Virgin Media Case Study

Denny Smith, Customer Services Adviser

What is your role in maintaining the network and supporting customers during COVID-19?

I work in customer services in one of our contact centres. Normally I just speak to customers thinking of leaving, but now I cover everything. I’m working 12-hour days speaking with customers and helping them with everything from solving faults, moving house, adding services and finding ways to help manage their bills.

Has your role changed since the lockdown? If so, how?

It’s completely changed. We’re incredibly busy and I’m getting calls from customers on a much broader range of issues. We’re normally quite specialised but now I cover everything. It’s great as you never know what you’re going to get and it’s meant that I’ve learned loads”

I’m also working from home now so am trying to find quiet places to talk to customers. My wife and kids have been amazing keeping the noise down.

Why do you think it is important that you continue to work during COVID-19?

Continuing to serve our customers is vital - absolutely vital. Calls are coming in thick and fast because people need WiFi, they need SIMs, to get through this. Communication is remote now – so WiFi and mobile data are fundamental to everyone’s lives. Now more than ever, it’s super important, particularly for families with kids who are doing their schoolwork. Demand has shot up so it’s vital we help people.

What do you find most difficult about working during the lockdown?

Bringing work into the home environment isn’t normal for me. I’m used to going to work, chatting to colleagues and speaking to people face to face. But at home you have family responsibilities as well, so it’s a compromise. My son was excited I was home but sad I was working. Everyone is having to compromise in some way.

Can you tell us about your proudest moment while working during the lockdown?

You get great moments every day. When you can hear someone is really struggling, and you can help get them sorted, it’s amazing. That’s our job, but I love being able to help people. One example that comes to mind is a nurse I spoke to last week. Her services had stopped working and she had a disabled husband at home who had to isolate himself, so he had been completely cut off from the world. I tried everything I could think of to fix it over the phone but we needed to send out an engineer. I spoke to the guys on the ground and they got an engineer out the same day to fix it. It was a team effort but for some customers like that, we just can’t let them wait so I’ll do everything in my power to get them help.

Has the response you receive from the public changed since the lockdown?

People are a lot nicer. They’re worried about what’s going on and how to get their services running, but they’re being lovely and thanking me for continuing to work during the crisis. People can see that we’re human beings, and that we’re doing everything we can to help them.

Can you explain a bit more on the transition from working in the centre to working remotely and the challenges this has posed for you and your colleagues?

Transitioning to working from home has definitely been a change. It’s not lonely because I’m talking to people all day, but I miss going into work. I miss the banter, having people around me, and going out into the world. I took that for granted before.

My kids want to play but they’re having to be quiet. They’re being great but it’s weird for them now I don’t have the separation between work and home life. You can be someone else at work. I like being able to walk out of the office, switch off from work, and come home to my family, but I don’t get that headspace now.

I like being part of a team with people around me: we all help and support one another at work, but that’s harder to do remotely.
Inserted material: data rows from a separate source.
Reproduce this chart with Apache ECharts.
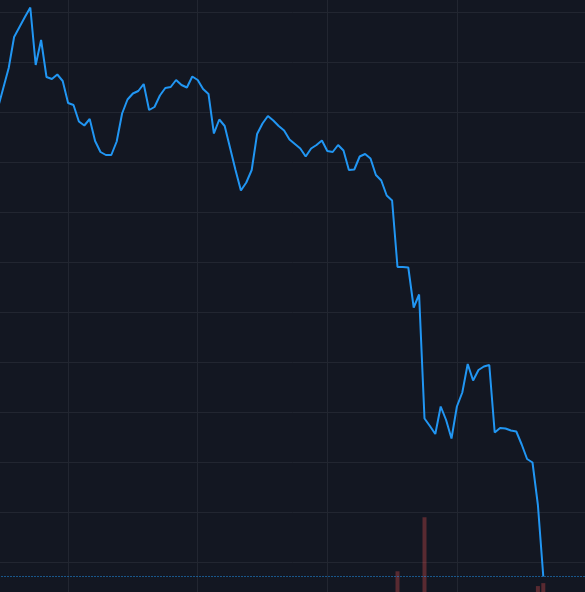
<!DOCTYPE html>
<html>
<head>
<meta charset="utf-8">
<script src="https://cdn.jsdelivr.net/npm/echarts@6/dist/echarts.min.js"></script>
<style>
  html, body { margin: 0; padding: 0; background: #131722; }
  #chart { width: 585px; height: 592px; }
</style>
</head>
<body>
<div id="chart"></div>
<script>
// Price series (one value per session, index 0..101)
var prices = [
  10.08, 10.48, 10.88, 11.50, 11.70, 11.90, 12.09, 10.94, 11.44, 10.70,
  10.66, 10.75, 10.62, 10.18, 10.14, 9.81, 9.73, 9.86, 9.42, 9.20,
  9.14, 9.14, 9.41, 9.97, 10.25, 10.37, 10.42, 10.56, 10.04, 10.10,
  10.33, 10.48, 10.50, 10.64, 10.54, 10.49, 10.71, 10.64, 10.46, 10.36,
  9.57, 9.85, 9.72, 9.28, 8.84, 8.43, 8.59, 8.84, 9.56, 9.77,
  9.92, 9.83, 9.72, 9.63, 9.45, 9.36, 9.27, 9.11, 9.27, 9.34,
  9.43, 9.22, 9.20, 9.34, 9.23, 8.84, 8.85, 9.11, 9.16, 9.07,
  8.74, 8.63, 8.33, 8.23, 6.90, 6.90, 6.89, 6.09, 6.35, 3.87,
  3.72, 3.56, 4.11, 3.84, 3.47, 4.11, 4.39, 4.96, 4.63, 4.84,
  4.91, 4.94, 3.59, 3.68, 3.67, 3.63, 3.61, 3.35, 3.06, 2.99,
  2.14, 0.71
];
// Volume bars (session index -> volume)
var volumeIndex = [74, 79, 100, 101];
var volumeValues = [28, 101, 8, 12];

var lastPrice = prices[prices.length - 1];

var lineData = prices.map(function (v, i) { return [i, v]; });
var volData = volumeIndex.map(function (idx, j) { return [idx, volumeValues[j]]; });

var chart = echarts.init(document.getElementById('chart'), null, { renderer: 'canvas' });
var hiddenAxis = {
  axisLine: { show: false },
  axisTick: { show: false },
  axisLabel: { show: false }
};
var gridColor = '#222631';

chart.setOption({
  backgroundColor: '#131722',
  animation: false,
  grid: [
    { left: -61.5, width: 648, top: -38, height: 650, outerBoundsMode: 'none', containLabel: false },
    { left: -61.5, width: 648, top: 0, height: 592, outerBoundsMode: 'none', containLabel: false }
  ],
  xAxis: [
    Object.assign({ type: 'value', gridIndex: 0, min: -11, max: 109, interval: 24,
      splitLine: { show: true, lineStyle: { color: gridColor, width: 1 } } }, hiddenAxis),
    Object.assign({ type: 'value', gridIndex: 1, min: -11, max: 109,
      splitLine: { show: false } }, hiddenAxis)
  ],
  yAxis: [
    Object.assign({ type: 'value', gridIndex: 0, min: 0, max: 13, interval: 1,
      splitLine: { show: true, lineStyle: { color: gridColor, width: 1 } } }, hiddenAxis),
    Object.assign({ type: 'value', gridIndex: 1, min: 0, max: 800,
      splitLine: { show: false } }, hiddenAxis)
  ],
  series: [
    {
      type: 'bar',
      xAxisIndex: 1,
      yAxisIndex: 1,
      data: volData,
      barWidth: 4,
      itemStyle: { color: 'rgba(239,83,80,0.32)' },
      z: 1,
      silent: true
    },
    {
      type: 'line',
      xAxisIndex: 0,
      yAxisIndex: 0,
      data: lineData,
      showSymbol: false,
      symbol: 'none',
      lineStyle: { color: '#2196F3', width: 2 },
      z: 3,
      silent: true,
      markLine: {
        silent: true,
        symbol: ['none', 'none'],
        label: { show: false },
        lineStyle: { color: '#2196F3', width: 1, type: [1, 2] },
        data: [{ yAxis: lastPrice }]
      }
    }
  ]
});
</script>
</body>
</html>
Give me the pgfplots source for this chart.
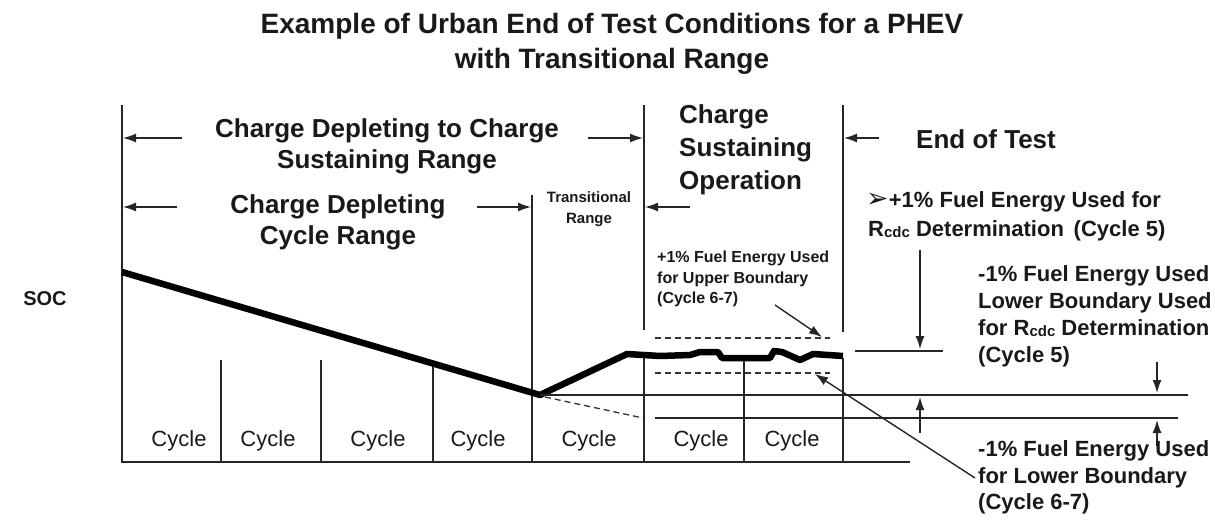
\documentclass[border=0pt]{standalone}
\usepackage{fontspec}
\setmainfont{Liberation Sans}
\newfontfamily\sym{DejaVu Sans}
\usepackage{pgfplots}
\pgfplotsset{compat=1.18}
\usetikzlibrary{arrows.meta}
\newcommand{\Rcdc}{R\raisebox{-1.5pt}{\fontsize{15}{15}\selectfont cdc}}
\tikzset{
  ln/.style={black!85, line width=1.4pt},
  arr/.style={ln, -{Latex[length=13pt,width=9pt]}},
  dsh/.style={black!80, line width=1.3pt, dash pattern=on 6pt off 4pt},
  t/.style={inner sep=0pt, text=black!90},
}
\begin{document}
\begin{tikzpicture}
\begin{axis}[width=1215pt,height=524pt,scale only axis,
  xmin=0,xmax=1215,ymin=0,ymax=524,y dir=reverse,
  hide axis,clip=false]
\addplot[draw=none] coordinates {(0,0) (1215,524)};
% frame
\addplot[ln] coordinates {(122,105) (122,462) (910,462)};
\addplot[ln] coordinates {(532,195) (532,462)};
\addplot[ln] coordinates {(644,105) (644,330)};
\addplot[ln] coordinates {(644,353) (644,462)};
\addplot[ln] coordinates {(843,105) (843,332)};
\addplot[ln] coordinates {(843,358) (843,462)};
\addplot[ln] coordinates {(221,360) (221,462)};
\addplot[ln] coordinates {(321,360) (321,462)};
\addplot[ln] coordinates {(433,366) (433,462)};
\addplot[ln] coordinates {(744,359) (744,462)};
% header arrows
\addplot[arr] coordinates {(182,138) (123,138)};
\addplot[arr] coordinates {(588,138) (643,138)};
\addplot[arr] coordinates {(177,207) (123,207)};
\addplot[arr] coordinates {(477,207) (531,207)};
\addplot[arr] coordinates {(690,207) (645,207)};
\addplot[arr] coordinates {(879,138) (844,138)};
% SOC trace
\addplot[black, line width=6.5pt, line join=round] coordinates {
(122,272) (540,395) (627,354) (660,356) (690,355) (700,352) (718,352)
(722,358) (770,358) (774,351) (782,352) (800,360) (813,354) (843,356)};
% dashed
\addplot[dsh] coordinates {(545,397) (643,418)};
\addplot[dsh] coordinates {(655,338) (830,338)};
\addplot[dsh] coordinates {(655,373) (830,373)};
% boundary lines
\addplot[ln] coordinates {(540,395) (1188,395)};
\addplot[ln] coordinates {(655,418) (1178,418)};
\addplot[ln] coordinates {(855,351) (943,351)};
\addplot[arr] coordinates {(920,250) (920,349)};
\addplot[arr] coordinates {(920,433) (920,397)};
\addplot[arr] coordinates {(1157,362) (1157,393)};
\addplot[arr] coordinates {(1157,446) (1157,420)};
\addplot[arr] coordinates {(775,305) (822,337)};
\addplot[arr] coordinates {(975,478) (815,374)};
% title
\node[t,anchor=base,font=\fontsize{28}{28}\bfseries] at (axis cs:612,34) {Example of Urban End of Test Conditions for a PHEV};
\node[t,anchor=base,font=\fontsize{28}{28}\bfseries] at (axis cs:612,69) {with Transitional Range};
% headings
\node[t,anchor=base,font=\fontsize{26}{26}\bfseries] at (axis cs:387,138) {Charge Depleting to Charge};
\node[t,anchor=base,font=\fontsize{26}{26}\bfseries] at (axis cs:387,168) {Sustaining Range};
\node[t,anchor=base,font=\fontsize{26}{26}\bfseries] at (axis cs:338,213) {Charge Depleting};
\node[t,anchor=base,font=\fontsize{26}{26}\bfseries] at (axis cs:338,244) {Cycle Range};
\node[t,anchor=base,font=\fontsize{15}{15}\bfseries] at (axis cs:589,202) {Transitional};
\node[t,anchor=base,font=\fontsize{15}{15}\bfseries] at (axis cs:589,223) {Range};
\node[t,anchor=base west,font=\fontsize{26}{26}\bfseries] at (axis cs:679,124) {Charge};
\node[t,anchor=base west,font=\fontsize{26}{26}\bfseries] at (axis cs:679,157) {Sustaining};
\node[t,anchor=base west,font=\fontsize{26}{26}\bfseries] at (axis cs:679,189) {Operation};
\node[t,anchor=base west,font=\fontsize{26}{26}\bfseries] at (axis cs:916,149) {End of Test};
\node[t,anchor=base,font=\fontsize{20}{20}\bfseries] at (axis cs:45,305) {SOC};
% right annotations
\node[t,anchor=base west,font=\fontsize{22}{22}\bfseries] at (axis cs:866,207) {{\sym\fontsize{27}{27}\selectfont ➢}+1\% Fuel Energy Used for};
\node[t,anchor=base west,font=\fontsize{22}{22}\bfseries] at (axis cs:868,236) {\Rcdc{} Determination\, (Cycle 5)};
\node[t,anchor=base west,font=\fontsize{22}{22}\bfseries] at (axis cs:978,281) {-1\% Fuel Energy Used};
\node[t,anchor=base west,font=\fontsize{22}{22}\bfseries] at (axis cs:978,308) {Lower Boundary Used};
\node[t,anchor=base west,font=\fontsize{22}{22}\bfseries] at (axis cs:978,335) {for \Rcdc{} Determination};
\node[t,anchor=base west,font=\fontsize{22}{22}\bfseries] at (axis cs:978,362) {(Cycle 5)};
\node[t,anchor=base west,font=\fontsize{22}{22}\bfseries] at (axis cs:978,456) {-1\% Fuel Energy Used};
\node[t,anchor=base west,font=\fontsize{22}{22}\bfseries] at (axis cs:978,483) {for Lower Boundary};
\node[t,anchor=base west,font=\fontsize{22}{22}\bfseries] at (axis cs:978,509) {(Cycle 6-7)};
\node[t,anchor=base west,font=\fontsize{16}{16}\bfseries] at (axis cs:657,262) {+1\% Fuel Energy Used};
\node[t,anchor=base west,font=\fontsize{16}{16}\bfseries] at (axis cs:657,283) {for Upper Boundary};
\node[t,anchor=base west,font=\fontsize{16}{16}\bfseries] at (axis cs:657,303) {(Cycle 6-7)};
% cycle labels
\foreach \cx in {179,268,378,478,589,701,792}{
  \edef\tmp{\noexpand\node[t,anchor=base,font=\noexpand\fontsize{22}{22}\noexpand\selectfont] at (axis cs:\cx,446) {Cycle};}\tmp
}
\end{axis}
\end{tikzpicture}
\end{document}
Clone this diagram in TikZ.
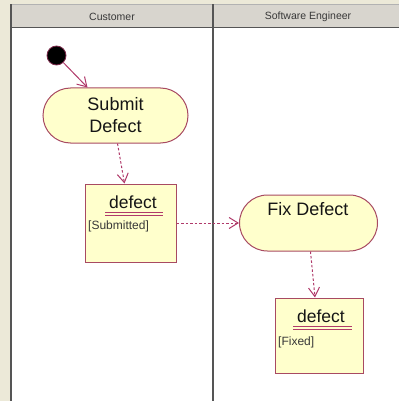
\documentclass[tikz,border=0pt]{standalone}
\usepackage{fontspec}
\setmainfont{Liberation Sans}
\usetikzlibrary{arrows.meta,shapes.misc}
\definecolor{outerbg}{HTML}{ECE9D8}
\definecolor{headbg}{HTML}{D8D5CE}
\definecolor{lanegray}{HTML}{555555}
\definecolor{umlred}{HTML}{B03A6A}
\definecolor{umlborder}{HTML}{A84A62}
\definecolor{umlfill}{HTML}{FFFFCC}
\definecolor{txt}{HTML}{151515}
\tikzset{
  action/.style={rounded rectangle, draw=umlborder, fill=umlfill, line width=1pt, inner sep=0pt, text=txt, align=center, font=\fontsize{18}{23}\selectfont},
  objbox/.style={rectangle, draw=umlborder, fill=umlfill, line width=1pt, inner sep=0pt},
  objname/.style={text=txt, font=\fontsize{17.5}{20}\selectfont, inner sep=0pt},
  objstate/.style={text=txt!85, font=\fontsize{12}{14}\selectfont, inner sep=0pt, anchor=west},
  flow/.style={draw=umlred, line width=1pt, -{Straight Barb[length=9pt,width=11pt]}},
  objflow/.style={flow, dash pattern=on 2.5pt off 2pt},
  lanehead/.style={text=txt!85, font=\fontsize{10.5}{12}\selectfont, inner sep=0pt},
  uline/.style={draw=umlred, line width=1pt}
}
\begin{document}
\begin{tikzpicture}[x=1pt,y=-1pt]
\useasboundingbox (0,0) rectangle (399,401);
% background
\fill[outerbg] (0,0) rectangle (399,401);
\fill[white] (11,27.5) rectangle (399,401);
\fill[headbg] (11,4.5) rectangle (399,27.5);
\draw[gray!60, line width=0.8pt] (11,4.5) -- (399,4.5);
\draw[lanegray, line width=1.5pt] (11,27.5) -- (399,27.5);
\draw[lanegray, line width=2pt] (11,4.5) -- (11,401);
\draw[lanegray, line width=1.5pt] (213,4.5) -- (213,401);
\node[lanehead] (h1) at (112,17) {Customer};
\node[lanehead] (h2) at (308,17) {Software Engineer};
% initial node
\node[circle, fill=black, draw=umlred!70!black, line width=0.8pt, minimum size=19pt, inner sep=0pt] (init) at (56.5,55.5) {};
% actions
\node[action, minimum width=145pt, minimum height=55pt] (submit) at (115.5,115.5) {Submit\\[-1pt]Defect};
\node[action, minimum width=138pt, minimum height=56pt] (fix) at (308.5,223) {};
\node[objname, font=\fontsize{18}{20}\selectfont] (fixlbl) at (308,209) {Fix Defect};
% object 1
\node[objbox, minimum width=91pt, minimum height=78pt] (obj1) at (130.5,223) {};
\node[objname] (o1name) at (133,202) {defect};
\draw[uline] (105,212) -- (163,212);
\draw[uline] (105,215) -- (163,215);
\node[objstate] (o1state) at (88,226) {[Submitted]};
% object 2
\node[objbox, minimum width=88pt, minimum height=75pt] (obj2) at (319,335.5) {};
\node[objname] (o2name) at (321,316) {defect};
\draw[uline] (293,326) -- (352,326);
\draw[uline] (293,329) -- (352,329);
\node[objstate] (o2state) at (278,342) {[Fixed]};
% flows
\draw[flow] (init) -- ([xshift=-28pt]submit.north);
\draw[objflow] ([xshift=2pt]submit.south) -- ([xshift=-6pt]obj1.north);
\draw[objflow] (obj1.east) -- (fix.west);
\draw[objflow] ([xshift=2pt]fix.south) -- ([xshift=-4pt]obj2.north);
\end{tikzpicture}
\end{document}
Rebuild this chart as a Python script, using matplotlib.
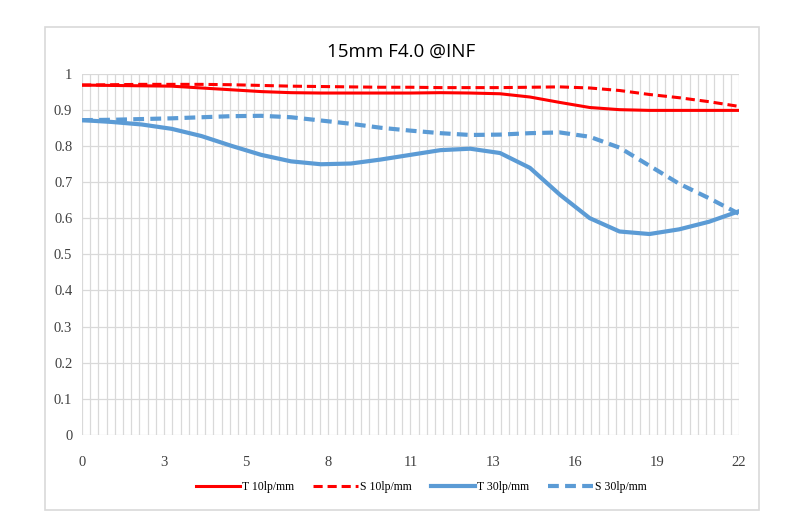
import numpy as np
import matplotlib
matplotlib.use('Agg')
import matplotlib.pyplot as plt
from matplotlib.patches import Rectangle

# field position (x) and MTF readings
x_pos = [0, 1, 2, 3, 4, 5, 6, 7, 8, 9, 10, 11, 12, 13, 14, 15, 16, 17, 18, 19, 20, 21, 22]
t10 = [0.968, 0.967, 0.966, 0.965, 0.960, 0.955, 0.950, 0.947, 0.946, 0.946, 0.946, 0.946,
       0.947, 0.946, 0.944, 0.935, 0.920, 0.906, 0.900, 0.898, 0.898, 0.898, 0.898]
s10 = [0.968, 0.969, 0.970, 0.970, 0.970, 0.969, 0.967, 0.965, 0.964, 0.963, 0.962, 0.962,
       0.961, 0.961, 0.961, 0.962, 0.963, 0.960, 0.953, 0.942, 0.933, 0.922, 0.909]
t30 = [0.871, 0.866, 0.859, 0.847, 0.827, 0.800, 0.775, 0.757, 0.749, 0.751, 0.762, 0.775,
       0.788, 0.792, 0.780, 0.739, 0.665, 0.600, 0.563, 0.556, 0.569, 0.590, 0.619]
s30 = [0.871, 0.872, 0.874, 0.876, 0.879, 0.882, 0.883, 0.879, 0.870, 0.861, 0.850, 0.842,
       0.835, 0.830, 0.831, 0.835, 0.837, 0.825, 0.795, 0.745, 0.695, 0.655, 0.612]

xtick_labels = ['0', '3', '5', '8', '11', '13', '16', '19', '22']
ytick_labels = ['0', '0.1', '0.2', '0.3', '0.4', '0.5', '0.6', '0.7', '0.8', '0.9', '1']

RED = '#FF0000'
BLUE = '#5B9BD5'
GRID = '#D9D9D9'

fig = plt.figure(figsize=(7.9, 5.3), dpi=100)
ax = fig.add_axes([0.1038, 0.1792, 0.8316, 0.6821])

ax.plot(x_pos, t10, color=RED, lw=2.2, label='T 10lp/mm', zorder=3)
ax.plot(x_pos, s10, color=RED, lw=2.2, ls=(0, (3, 1.6)), label='S 10lp/mm', zorder=3)
ax.plot(x_pos, t30, color=BLUE, lw=3, label='T 30lp/mm', zorder=3)
ax.plot(x_pos, s30, color=BLUE, lw=3, ls=(0, (2.6, 1.5)), label='S 30lp/mm', zorder=3)

ax.set_xlim(0, 22)
ax.set_ylim(0, 1)

# category axis: 80 intervals, label every 10th
ax.set_xticks(np.linspace(0, 22, 9))
ax.set_xticklabels(xtick_labels)
ax.set_xticks(np.linspace(0, 22, 81), minor=True)
ax.set_yticks(np.linspace(0, 1, 11))
ax.set_yticklabels(ytick_labels)

ax.grid(True, which='both', axis='x', color=GRID, lw=0.9)
ax.grid(True, which='major', axis='y', color=GRID, lw=0.9)
ax.set_axisbelow(True)
for s in ax.spines.values():
    s.set_visible(False)
ax.tick_params(axis='both', which='both', length=0)
ax.tick_params(axis='x', pad=15)
ax.tick_params(axis='y', pad=7)
for lab in ax.get_xticklabels() + ax.get_yticklabels():
    lab.set_family('Liberation Serif')
    lab.set_fontsize(10.5)
    lab.set_color('#404040')

fig.text(0.508, 0.902, '15mm F4.0 @INF', ha='center', va='center',
         fontsize=13.5, family='Open Sans', color='#000000')

fig.legend(loc='center', bbox_to_anchor=(0.533, 0.081), ncol=4, frameon=False,
           prop={'family': 'Liberation Serif', 'size': 8.5}, handlelength=3.8,
           handletextpad=0.15, columnspacing=1.6)

fig.patches.append(Rectangle((45 / 790, 1 - 510 / 530), (759 - 45) / 790, (510 - 27) / 530,
                             transform=fig.transFigure, fill=False, edgecolor=GRID, lw=1.2))

fig.savefig('out.png', dpi=100, facecolor='white')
For example, it’s tricky to quickly explain a situation and get advice when we’re not all together, so I’ve had to learn loads of new things. Of course we’re all still here, but everything is virtual, and sometimes it can feel like you’re just a voice at the end of a phone.

Can you provide a couple more case studies about the experiences he has had talking to customers during COVID-19? Both positive and more challenging experiences if possible.

Nowadays customers just want to talk to someone. People are stuck at home by themselves and they’re desperate to talk to anyone about anything. At first, people were really emotional, panicked and worried but now they’re just bored.
Because people have more time now, they pick up on really small things. I spent ages helping a customer understand their bill the other day - I think part of it was just that they were lonely and wanted to talk to someone.

Most people are still being really lovely, but some people are frustrated that it’s taken a while to get through to us. We’re busy and we’re trying to help but they don’t always see that.
I speak with all sorts of different people every day. People might be calling to get their broadband activated, be worried about their bill or be calling up about a problem with their services. Even though I’m now working from home, we deal with it in the same way so I’m still speaking with area managers to get faults fixed for elderly customers and finding ways to help customers manage their bills. Customers can still get through to us and get help – it might just take longer than usual.